Dear Eric >> A few months ago, I discovered I was not invited to my niece’s wedding this summer. She is the daughter of my only sibling. I was told when I asked my sister if I needed to save the date. I have attended my sister’s other two children’s weddings.
I should include that I am an adult, ASD Level 1. Most people would be familiar with the term high-functioning Asperger’s. I am also in my early 60s. ASD might make me awkward on occasion, have sensory disorder, and discomfort in large groups which I control by using strategies, but it would hopefully not have been part of the reason for my niece’s decision.
I was told by my sister it was “immediate family only.” The kicker is, it turns out it is not only immediate family because my two uncles will attend the wedding. My sister’s close friends are also attending my niece’s wedding.
I now have no desire to continue my relationship with my sister after learning this. The level of disrespect and dishonesty has left me feeling there would be no way to ever trust or feel emotionally safe around my sister. Neither my sister nor I have been absent from each other’s children’s lives, and I thought I had a good relationship with my niece.
I am heartbroken. I question everything about what I thought our relationship was given how unkind this decision was. Also, money or limits on the number of invites was not a factor in the decision.
I need to take an extended break from my sister and her family. Am I obligated to explain why?
— Disposable Aunt
Dear Aunt >> I am so sorry. This is awfully hurtful, unnecessarily so. You’re worthy of being thought of, and, if not invited, at least told the truth directly.
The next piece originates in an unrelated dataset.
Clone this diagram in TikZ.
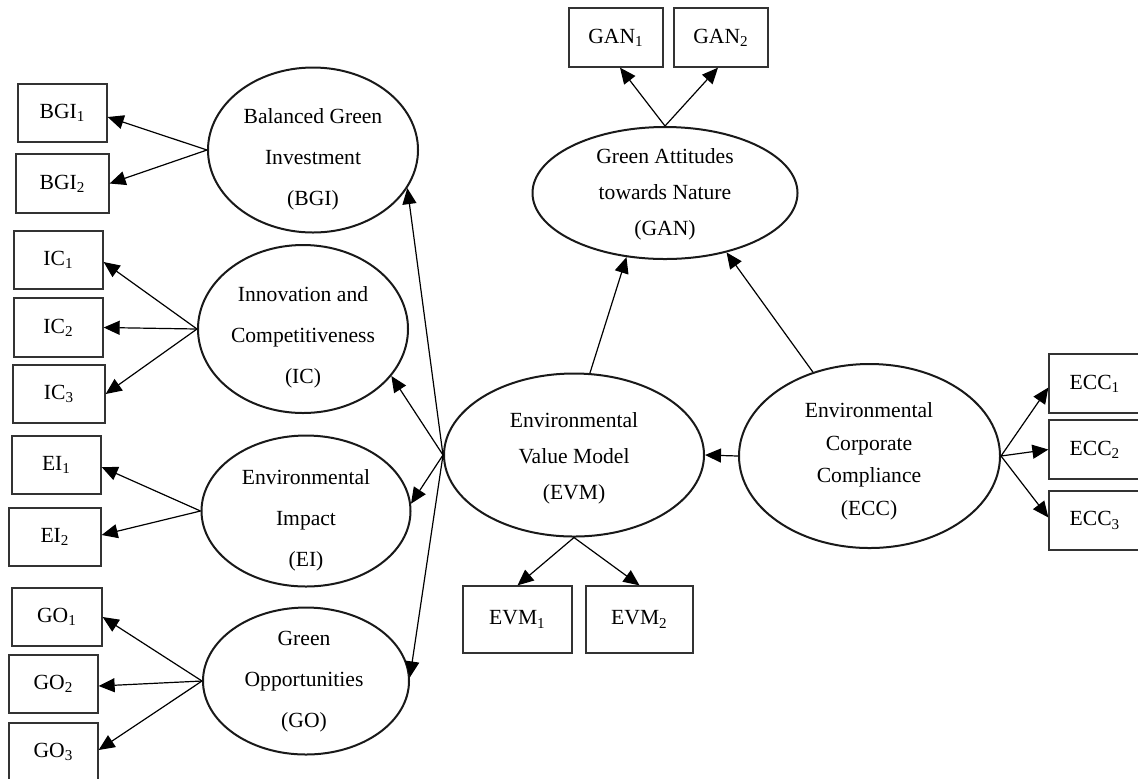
\documentclass[tikz,border=0pt]{standalone}
\usepackage{fontspec}
\setmainfont{Liberation Serif}
\usetikzlibrary{arrows.meta,shapes.geometric}
\tikzset{
  box/.style={draw=black!80, line width=0.65pt, rectangle, inner sep=0pt, font=\fontsize{10.8}{13}\selectfont},
  latent/.style={draw=black!90, line width=1pt, ellipse, inner sep=0pt},
  ltext/.style={align=center, inner sep=0pt, font=\fontsize{10.8}{20.5}\selectfont},
  ltexts/.style={align=center, inner sep=0pt, font=\fontsize{10.8}{18}\selectfont},
  conn/.style={line width=0.6pt, -{Triangle[length=8pt,width=7pt]}}
}
\begin{document}
\begin{tikzpicture}[x=0.5pt, y=-0.5pt]
\useasboundingbox (0,0) rectangle (1138,778);
\clip (0,0) rectangle (1138,778);
% observed boxes
\node[box, minimum width=44.5pt, minimum height=29pt] (BGI1) at (62.5,113) {BGI\textsubscript{1}};
\node[box, minimum width=46.5pt, minimum height=29.5pt] (BGI2) at (62.5,183.5) {BGI\textsubscript{2}};
\node[box, minimum width=44.5pt, minimum height=29pt] (IC1) at (58.5,260) {IC\textsubscript{1}};
\node[box, minimum width=44.5pt, minimum height=29.5pt] (IC2) at (58.5,327.5) {IC\textsubscript{2}};
\node[box, minimum width=46pt, minimum height=29pt] (IC3) at (59,394) {IC\textsubscript{3}};
\node[box, minimum width=44.5pt, minimum height=29pt] (EI1) at (56.5,465) {EI\textsubscript{1}};
\node[box, minimum width=46pt, minimum height=29pt] (EI2) at (55,537) {EI\textsubscript{2}};
\node[box, minimum width=45pt, minimum height=29pt] (GO1) at (57,617) {GO\textsubscript{1}};
\node[box, minimum width=44.5pt, minimum height=29pt] (GO2) at (53.5,684) {GO\textsubscript{2}};
\node[box, minimum width=44.5pt, minimum height=29pt] (GO3) at (53.5,752) {GO\textsubscript{3}};
\node[box, minimum width=47pt, minimum height=29.5pt] (GAN1) at (616,37.5) {GAN\textsubscript{1}};
\node[box, minimum width=47pt, minimum height=29.5pt] (GAN2) at (721,37.5) {GAN\textsubscript{2}};
\node[box, minimum width=54.5pt, minimum height=33.5pt] (EVM1) at (517.5,619.5) {EVM\textsubscript{1}};
\node[box, minimum width=53.5pt, minimum height=33.5pt] (EVM2) at (639.5,619.5) {EVM\textsubscript{2}};
\node[box, minimum width=46pt, minimum height=29.5pt] (ECC1) at (1095,383.5) {ECC\textsubscript{1}};
\node[box, minimum width=46pt, minimum height=29.5pt] (ECC2) at (1095,449.5) {ECC\textsubscript{2}};
\node[box, minimum width=46pt, minimum height=29.5pt] (ECC3) at (1095,520.5) {ECC\textsubscript{3}};
% latent ellipses
\node[latent, minimum width=105pt, minimum height=82.5pt] (BGI) at (313,150) {};
\node[latent, minimum width=105pt, minimum height=84pt] (IC) at (303,329) {};
\node[latent, minimum width=104.5pt, minimum height=75.5pt] (EI) at (306,511) {};
\node[latent, minimum width=103pt, minimum height=73.5pt] (GO) at (306,681) {};
\node[latent, minimum width=132.5pt, minimum height=66pt] (GAN) at (665,193) {};
\node[latent, minimum width=130pt, minimum height=81.5pt] (EVM) at (574,455) {};
\node[latent, minimum width=130.5pt, minimum height=92pt] (ECC) at (869.5,456) {};
% ellipse texts
\node[ltext] (tBGI) at (313,159) {Balanced Green\\Investment\\(BGI)};
\node[ltext] (tIC) at (303,337) {Innovation and\\Competitiveness\\(IC)};
\node[ltext] (tEI) at (306,520) {Environmental\\Impact\\(EI)};
\node[ltext] (tGO) at (304,682) {Green\\Opportunities\\(GO)};
\node[ltexts] (tGAN) at (665,194) {Green Attitudes\\towards Nature\\(GAN)};
\node[ltexts] (tEVM) at (574,458) {Environmental\\Value Model\\(EVM)};
\node[align=center, inner sep=0pt, font=\fontsize{10.8}{16.25}\selectfont] (tECC) at (869,461.5) {Environmental\\Corporate\\Compliance\\(ECC)};
% loadings
\draw[conn] (BGI.west) -- ([yshift=-2pt]BGI1.east);
\draw[conn] (BGI.west) -- (BGI2.east);
\draw[conn] (IC.west) -- ([yshift=-1pt]IC1.east);
\draw[conn] (IC.west) -- (IC2.east);
\draw[conn] (IC.west) -- (IC3.east);
\draw[conn] (EI.west) -- ([yshift=-1pt]EI1.east);
\draw[conn] (EI.west) -- ([yshift=1pt]EI2.east);
\draw[conn] (GO.west) -- (GO1.east);
\draw[conn] (GO.west) -- ([yshift=-1pt]GO2.east);
\draw[conn] (GO.west) -- ([yshift=1pt]GO3.east);
\draw[conn] (GAN.north) -- ([xshift=2pt]GAN1.south);
\draw[conn] (GAN.north) -- ([xshift=-1.5pt]GAN2.south);
\draw[conn] (EVM.south) -- (EVM1.north);
\draw[conn] (EVM.south) -- (EVM2.north);
\draw[conn] (ECC.east) -- ([yshift=-2pt]ECC1.west);
\draw[conn] (ECC.east) -- (ECC2.west);
\draw[conn] (ECC.east) -- ([yshift=1.5pt]ECC3.west);
% structural paths
\draw[conn] (EVM.west) -- (BGI.-22);
\draw[conn] (EVM.west) -- (IC.-28);
\draw[conn] (EVM.west) -- (EI.4);
\draw[conn] (EVM.west) -- (GO.2);
\draw[conn] (EVM.79) -- (GAN.-121);
\draw[conn] (ECC.124) -- (GAN.-44);
\draw[conn] (ECC.west) -- (EVM.east);
\end{tikzpicture}
\end{document}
Your sister may have thought she was doing the kind thing by keeping most of this information from you, but as we’re seeing, intention and impact are not the same.
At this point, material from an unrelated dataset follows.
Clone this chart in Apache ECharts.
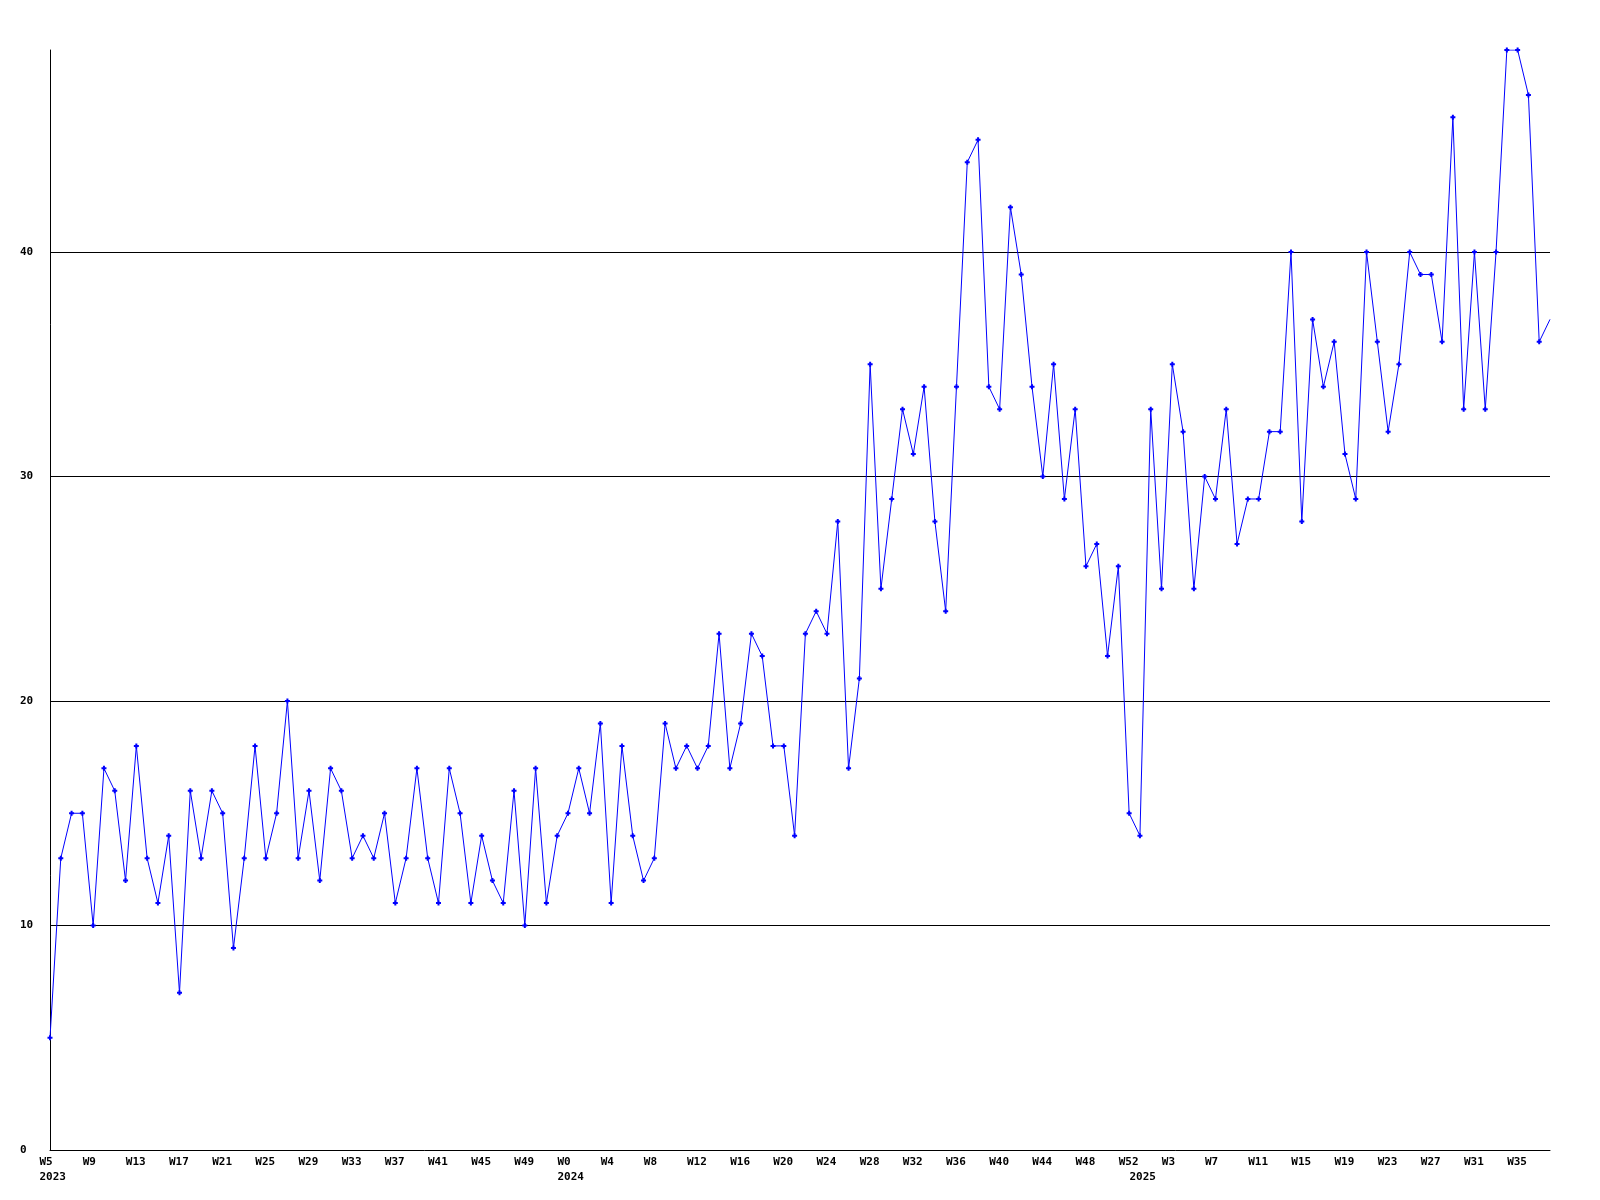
<!DOCTYPE html>
<html>
<head>
<meta charset="utf-8">
<script src="https://cdn.jsdelivr.net/npm/echarts@6/dist/echarts.min.js"></script>
<style>
html, body { margin: 0; padding: 0; background: #ffffff; }
#chart { width: 1600px; height: 1200px; }
</style>
</head>
<body>
<div id="chart"></div>
<script>
// Week numbers per year (one point per week)
const weeks2023 = [5,6,7,8,9,10,11,12,13,14,15,16,17,18,19,20,21,22,23,24,25,26,27,28,29,30,31,32,33,34,35,36,37,38,39,40,41,42,43,44,45,46,47,48,49,50,51,52];
const weeks2024 = [0,1,2,3,4,5,6,7,8,9,10,11,12,13,14,15,16,17,18,19,20,21,22,23,24,25,26,27,28,29,30,31,32,33,34,35,36,37,38,39,40,41,42,43,44,45,46,47,48,49,50,51,52];
const weeks2025 = [0,1,2,3,4,5,6,7,8,9,10,11,12,13,14,15,16,17,18,19,20,21,22,23,24,25,26,27,28,29,30,31,32,33,34,35,36,37,38];

// Weekly values
const values = [
  5,13,15,15,10,17,16,12,18,13,
  11,14,7,16,13,16,15,9,13,18,
  13,15,20,13,16,12,17,16,13,14,
  13,15,11,13,17,13,11,17,15,11,
  14,12,11,16,10,17,11,14,15,17,
  15,19,11,18,14,12,13,19,17,18,
  17,18,23,17,19,23,22,18,18,14,
  23,24,23,28,17,21,35,25,29,33,
  31,34,28,24,34,44,45,34,33,42,
  39,34,30,35,29,33,26,27,22,26,
  15,14,33,25,35,32,25,30,29,33,
  27,29,29,32,32,40,28,37,34,36,
  31,29,40,36,32,35,40,39,39,36,
  46,33,40,33,40,49,49,47,36,37
];

// Y tick labels
const yTicks = [0, 10, 20, 30, 40];
const yMax = 49;

const categories = []
  .concat(weeks2023.map(w => '2023-W' + w))
  .concat(weeks2024.map(w => '2024-W' + w))
  .concat(weeks2025.map(w => '2025-W' + w));

const seriesData = values.map((v, i) =>
  i === values.length - 1 ? { value: v, symbol: 'none' } : v
);

const font = { fontFamily: 'DejaVu Sans Mono', fontWeight: 'bold', fontSize: 11, color: '#000000' };

const chart = echarts.init(document.getElementById('chart'), null, { renderer: 'canvas' });
chart.setOption({
  animation: false,
  backgroundColor: '#ffffff',
  grid: { left: 50, right: 50, top: 50, bottom: 50, containLabel: false },
  xAxis: [
    {
      type: 'category',
      data: categories,
      boundaryGap: false,
      axisLine: { show: true, lineStyle: { color: '#000000', width: 1 } },
      axisTick: { show: false },
      splitLine: { show: false },
      axisLabel: Object.assign({}, font, {
        margin: 7,
        interval: (idx) => idx % 4 === 0,
        formatter: (v) => '{w|W' + v.split('-W')[1] + '}',
        rich: { w: Object.assign({}, font, { width: 21, align: 'left' }) }
      })
    },
    {
      type: 'category',
      data: categories,
      boundaryGap: false,
      position: 'bottom',
      offset: 15,
      axisLine: { show: false },
      axisTick: { show: false },
      splitLine: { show: false },
      axisLabel: Object.assign({}, font, {
        margin: 7,
        interval: (idx, v) => idx === 0 || categories[idx - 1].slice(0, 4) !== v.slice(0, 4),
        formatter: (v) => '{w|' + v.slice(0, 4) + '}',
        rich: { w: Object.assign({}, font, { width: 21, align: 'left' }) }
      })
    }
  ],
  yAxis: {
    type: 'value',
    min: yTicks[0],
    max: yMax,
    interval: 10,
    axisLine: { show: true, lineStyle: { color: '#000000', width: 1 } },
    axisTick: { show: false },
    splitLine: { show: true, showMinLine: false, showMaxLine: false, lineStyle: { color: '#000000', width: 1 } },
    axisLabel: Object.assign({}, font, {
      align: 'left',
      margin: 30,
      showMaxLabel: false,
      formatter: (v) => (yTicks.indexOf(v) >= 0 ? String(v) : '')
    })
  },
  series: [{
    type: 'line',
    data: seriesData,
    xAxisIndex: 0,
    symbol: 'path://M1.5,0H3.5V1.5H5V3.5H3.5V5H1.5V3.5H0V1.5H1.5Z',
    symbolSize: 5,
    showAllSymbol: true,
    lineStyle: { color: '#0000ff', width: 1 },
    itemStyle: { color: '#0000ff' },
    emphasis: { disabled: true }
  }]
});
</script>
</body>
</html>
You don’t need to explain why you’re taking a break. Take the space you need to process this, to grieve it, and to talk to people you love and trust about what’s going on. It’s important that you keep hearing the true message that this is not about who you are or how you show up in social situations. I know that you’ve done a lot of work in your life to navigate being neurodivergent in a society that isn’t accommodating or understanding. Try to get back to a place of remembering that the work you’ve done is important because it helps you, not because it helps others tolerate you. You’re enough.
At a certain point, it will be useful to talk with your sister about how this situation affected you. Take the time you need to gather your thoughts and feelings on this. She won’t be able to undo what’s done, but it’s important that you’re heard.